--- START OF Source data ---

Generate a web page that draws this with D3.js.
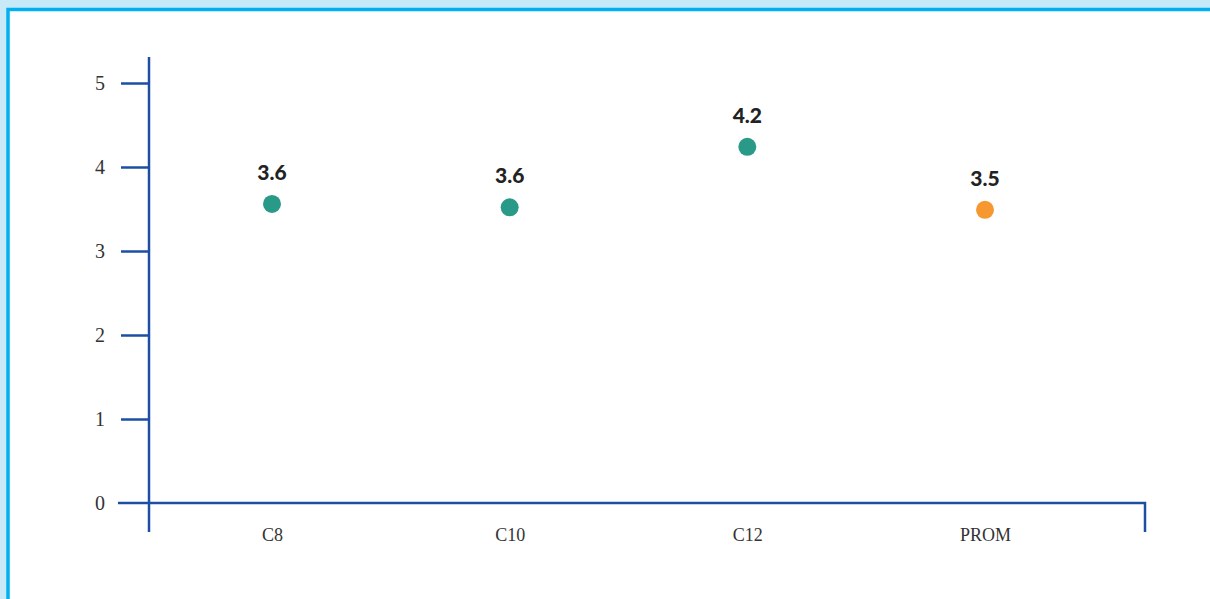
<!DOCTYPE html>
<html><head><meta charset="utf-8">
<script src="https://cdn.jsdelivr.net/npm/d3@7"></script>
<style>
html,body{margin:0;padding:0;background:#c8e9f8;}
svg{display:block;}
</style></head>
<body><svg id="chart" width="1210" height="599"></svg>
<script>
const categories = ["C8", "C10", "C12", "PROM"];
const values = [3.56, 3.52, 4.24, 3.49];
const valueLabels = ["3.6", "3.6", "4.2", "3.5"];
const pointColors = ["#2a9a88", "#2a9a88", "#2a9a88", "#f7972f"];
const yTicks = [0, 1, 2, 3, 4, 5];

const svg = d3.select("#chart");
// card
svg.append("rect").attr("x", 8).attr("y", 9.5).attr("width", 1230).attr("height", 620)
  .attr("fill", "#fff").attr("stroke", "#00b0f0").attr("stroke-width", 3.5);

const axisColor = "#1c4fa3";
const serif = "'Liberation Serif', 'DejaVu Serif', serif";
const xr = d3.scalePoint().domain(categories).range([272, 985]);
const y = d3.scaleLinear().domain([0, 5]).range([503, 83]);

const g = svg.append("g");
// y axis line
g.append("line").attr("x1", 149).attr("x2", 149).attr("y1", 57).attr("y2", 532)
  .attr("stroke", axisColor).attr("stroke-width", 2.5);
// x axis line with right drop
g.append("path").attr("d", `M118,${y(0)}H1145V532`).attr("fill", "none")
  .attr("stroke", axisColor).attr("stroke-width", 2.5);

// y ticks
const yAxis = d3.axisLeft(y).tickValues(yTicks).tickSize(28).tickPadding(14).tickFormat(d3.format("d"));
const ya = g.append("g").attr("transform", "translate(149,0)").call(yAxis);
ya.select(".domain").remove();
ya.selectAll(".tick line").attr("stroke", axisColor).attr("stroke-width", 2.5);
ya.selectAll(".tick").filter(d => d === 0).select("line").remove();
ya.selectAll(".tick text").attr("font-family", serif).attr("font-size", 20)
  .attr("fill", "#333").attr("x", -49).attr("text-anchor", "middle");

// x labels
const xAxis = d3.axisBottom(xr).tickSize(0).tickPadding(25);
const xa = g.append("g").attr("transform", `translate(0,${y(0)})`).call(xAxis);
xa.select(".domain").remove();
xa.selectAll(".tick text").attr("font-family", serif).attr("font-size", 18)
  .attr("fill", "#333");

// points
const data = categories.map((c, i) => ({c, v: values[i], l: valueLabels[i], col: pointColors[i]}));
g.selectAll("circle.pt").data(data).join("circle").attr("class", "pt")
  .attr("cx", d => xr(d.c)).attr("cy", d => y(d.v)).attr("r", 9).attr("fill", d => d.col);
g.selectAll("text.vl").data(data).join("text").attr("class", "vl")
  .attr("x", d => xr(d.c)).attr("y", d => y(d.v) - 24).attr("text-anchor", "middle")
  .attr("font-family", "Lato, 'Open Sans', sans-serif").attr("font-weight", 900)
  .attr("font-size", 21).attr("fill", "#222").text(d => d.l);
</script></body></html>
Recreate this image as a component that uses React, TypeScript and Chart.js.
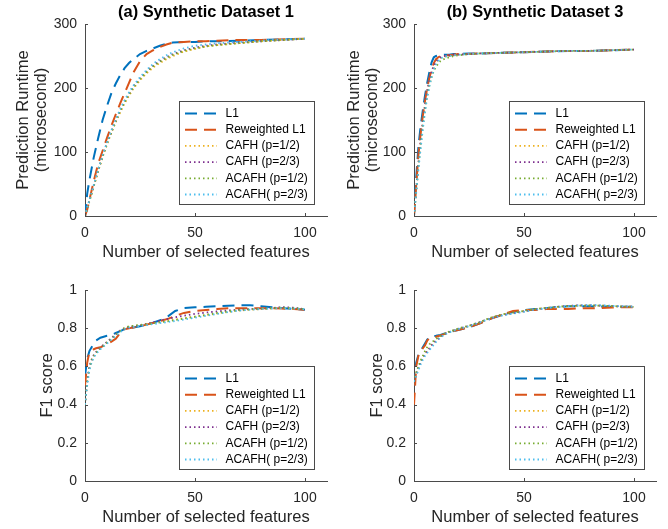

--- END OF Source data ---

Set exercise: Write the records out once more, exactly as they appear, with no pictures.

Answer for this exercise:
Generate a web page that draws this with D3.js.
<!DOCTYPE html>
<html><head><meta charset="utf-8">
<script src="https://cdn.jsdelivr.net/npm/d3@7"></script>
<style>
html,body{margin:0;padding:0;background:#c8e9f8;}
svg{display:block;}
</style></head>
<body><svg id="chart" width="1210" height="599"></svg>
<script>
const categories = ["C8", "C10", "C12", "PROM"];
const values = [3.56, 3.52, 4.24, 3.49];
const valueLabels = ["3.6", "3.6", "4.2", "3.5"];
const pointColors = ["#2a9a88", "#2a9a88", "#2a9a88", "#f7972f"];
const yTicks = [0, 1, 2, 3, 4, 5];

const svg = d3.select("#chart");
// card
svg.append("rect").attr("x", 8).attr("y", 9.5).attr("width", 1230).attr("height", 620)
  .attr("fill", "#fff").attr("stroke", "#00b0f0").attr("stroke-width", 3.5);

const axisColor = "#1c4fa3";
const serif = "'Liberation Serif', 'DejaVu Serif', serif";
const xr = d3.scalePoint().domain(categories).range([272, 985]);
const y = d3.scaleLinear().domain([0, 5]).range([503, 83]);

const g = svg.append("g");
// y axis line
g.append("line").attr("x1", 149).attr("x2", 149).attr("y1", 57).attr("y2", 532)
  .attr("stroke", axisColor).attr("stroke-width", 2.5);
// x axis line with right drop
g.append("path").attr("d", `M118,${y(0)}H1145V532`).attr("fill", "none")
  .attr("stroke", axisColor).attr("stroke-width", 2.5);

// y ticks
const yAxis = d3.axisLeft(y).tickValues(yTicks).tickSize(28).tickPadding(14).tickFormat(d3.format("d"));
const ya = g.append("g").attr("transform", "translate(149,0)").call(yAxis);
ya.select(".domain").remove();
ya.selectAll(".tick line").attr("stroke", axisColor).attr("stroke-width", 2.5);
ya.selectAll(".tick").filter(d => d === 0).select("line").remove();
ya.selectAll(".tick text").attr("font-family", serif).attr("font-size", 20)
  .attr("fill", "#333").attr("x", -49).attr("text-anchor", "middle");

// x labels
const xAxis = d3.axisBottom(xr).tickSize(0).tickPadding(25);
const xa = g.append("g").attr("transform", `translate(0,${y(0)})`).call(xAxis);
xa.select(".domain").remove();
xa.selectAll(".tick text").attr("font-family", serif).attr("font-size", 18)
  .attr("fill", "#333");

// points
const data = categories.map((c, i) => ({c, v: values[i], l: valueLabels[i], col: pointColors[i]}));
g.selectAll("circle.pt").data(data).join("circle").attr("class", "pt")
  .attr("cx", d => xr(d.c)).attr("cy", d => y(d.v)).attr("r", 9).attr("fill", d => d.col);
g.selectAll("text.vl").data(data).join("text").attr("class", "vl")
  .attr("x", d => xr(d.c)).attr("y", d => y(d.v) - 24).attr("text-anchor", "middle")
  .attr("font-family", "Lato, 'Open Sans', sans-serif").attr("font-weight", 900)
  .attr("font-size", 21).attr("fill", "#222").text(d => d.l);
</script></body></html>
Recreate this image as a component that uses React, TypeScript and Chart.js.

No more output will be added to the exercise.